For some months now, we have all found ourselves in a situation which none of us chose; lock-down, Rule of 6, all the other restrictions, are given to us. So how can we react healthily? This is a resume of what the psychologists and counsellors seem to be saying at the moment:
Firstly: Nurture yourself. Even among all the restrictions, find something that you enjoy. Look after yourself. Get enough sleep. Give yourself a treat. Eat something special, but not too much; keep it healthy! Remember that it is not only OK but absolutely necessary to do whatever keeps you positive. Nurture yourself.
Then: Expect less. Admit that our present surreal circumstances are tiring; in recent times I have often replied to ‘How are you?’ by saying ‘Exhausted’! Yes, there are still deadlines for essays and assignments and for marking and giving feedback and filling in forms, but recognise your limits of time and energy and inner resources. Expect less.
Next: Stay in touch. Particularly for us extroverts, Zoom and Teams and Facebook and WhatsApp are not the same as the Real Thing, but they may be the best we can get at the moment. Accept that they will have to do. Stay in touch.
Then: Live the “Both/And”. Admit we are all mixed up at the moment. We can say at the same time, “I’m not feeling OK today” and “I’m resilient enough to get through today.” Admit that it’s difficult and we are going to make it to The Promised Land on The Other Side. So it is okay to contradict yourself. Embrace paradox. Live the “Both/And”.

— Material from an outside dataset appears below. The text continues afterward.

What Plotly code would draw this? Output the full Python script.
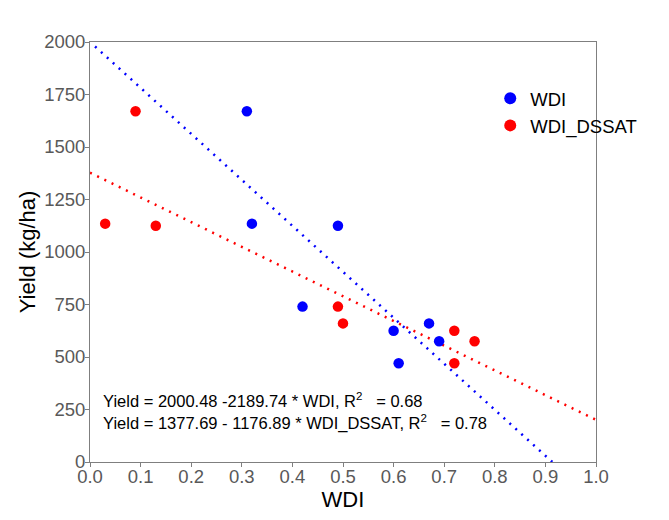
import plotly.graph_objects as go
import numpy as np

wdi_x = [0.31, 0.32, 0.42, 0.49, 0.60, 0.61, 0.67, 0.69]
wdi_y = [1670, 1135, 740, 1125, 625, 470, 660, 575]
dssat_x = [0.03, 0.09, 0.13, 0.49, 0.50, 0.72, 0.72, 0.76]
dssat_y = [1135, 1670, 1125, 740, 660, 625, 470, 575]

wdi_int, wdi_slope = 2000.48, -2189.74
dssat_int, dssat_slope = 1377.69, -1176.89

x_ticks = [0.0, 0.1, 0.2, 0.3, 0.4, 0.5, 0.6, 0.7, 0.8, 0.9, 1.0]
y_ticks = [0, 250, 500, 750, 1000, 1250, 1500, 1750, 2000]

blue = "#0000FF"
red = "#FF0000"

fig = go.Figure()

lx_b = np.linspace(0.01, -wdi_int / wdi_slope, 60)
fig.add_trace(go.Scatter(x=lx_b, y=wdi_int + wdi_slope * lx_b, mode="lines",
                         line=dict(color=blue, width=2.5, dash="2px,6px"),
                         showlegend=False, hoverinfo="skip"))
lx_r = np.linspace(0.0, 1.0, 60)
fig.add_trace(go.Scatter(x=lx_r, y=dssat_int + dssat_slope * lx_r, mode="lines",
                         line=dict(color=red, width=2.5, dash="2px,6px"),
                         showlegend=False, hoverinfo="skip"))

fig.add_trace(go.Scatter(x=wdi_x, y=wdi_y, mode="markers", name="WDI",
                         marker=dict(color=blue, size=10.5)))
fig.add_trace(go.Scatter(x=dssat_x, y=dssat_y, mode="markers", name="WDI_DSSAT",
                         marker=dict(color=red, size=10.5)))

fig.add_annotation(x=0.021, y=295, xref="x", yref="y", xanchor="left", yanchor="middle",
                   showarrow=False, align="left",
                   text="Yield = 2000.48 -2189.74 * WDI, R<sup>2</sup>   = 0.68",
                   font=dict(size=16.5, color="black"))
fig.add_annotation(x=0.021, y=190, xref="x", yref="y", xanchor="left", yanchor="middle",
                   showarrow=False, align="left",
                   text="Yield = 1377.69 - 1176.89 * WDI_DSSAT, R<sup>2</sup>   = 0.78",
                   font=dict(size=16.5, color="black"))

axis_common = dict(showgrid=False, zeroline=False, showline=True, linecolor="#7f7f7f",
                   linewidth=1, mirror=True, ticks="outside", tickcolor="#7f7f7f",
                   ticklen=4, tickfont=dict(size=18.5, color="#595959"), automargin=False)

fig.update_xaxes(range=[0, 1], tickvals=x_ticks, ticktext=[f"{v:.1f}" for v in x_ticks],
                 ticklabelstandoff=-6,
                 title=dict(text="WDI", font=dict(size=22, color="black"), standoff=0),
                 **axis_common)
fig.update_yaxes(range=[0, 2000], tickvals=y_ticks, ticklabelstandoff=-4,
                 title=dict(text="Yield (kg/ha)", font=dict(size=22, color="black"), standoff=2),
                 **axis_common)

# page body has an 8px margin, so the figure is drawn 8px in from the window corner
fig.update_layout(
    width=661, height=512,
    margin=dict(l=82, r=73, t=34, b=58, autoexpand=False),
    paper_bgcolor="white", plot_bgcolor="white",
    font=dict(family="Liberation Sans, Arial, sans-serif"),
    legend=dict(x=0.791, y=0.91, xanchor="left", yanchor="top",
                font=dict(size=18.5, color="black"), bgcolor="rgba(0,0,0,0)",
                itemsizing="constant", tracegroupgap=0),
)

fig.write_html("out.html")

Finally: Take notice. Treasure Moments with a capital M that come your way, particularly the unexpected. For instance: my preferred route to walk from home to Campus takes me across a bridge over Finchett’s Gutter, the delightfully named little stream which hides immediately beyond the car park on the far side of the Sports Hall. A couple of days ago I got to the bridge. Suddenly, barely a couple of yards away, there was a flash of bright blue. Just as I realised who I had disturbed, the kingfisher was gone, out of sight along the stream. That made my day. So be aware of surprises, of beauty, of kindness. Cultivate your sense of wonder. Live in awe of what is around us and within us. Take notice.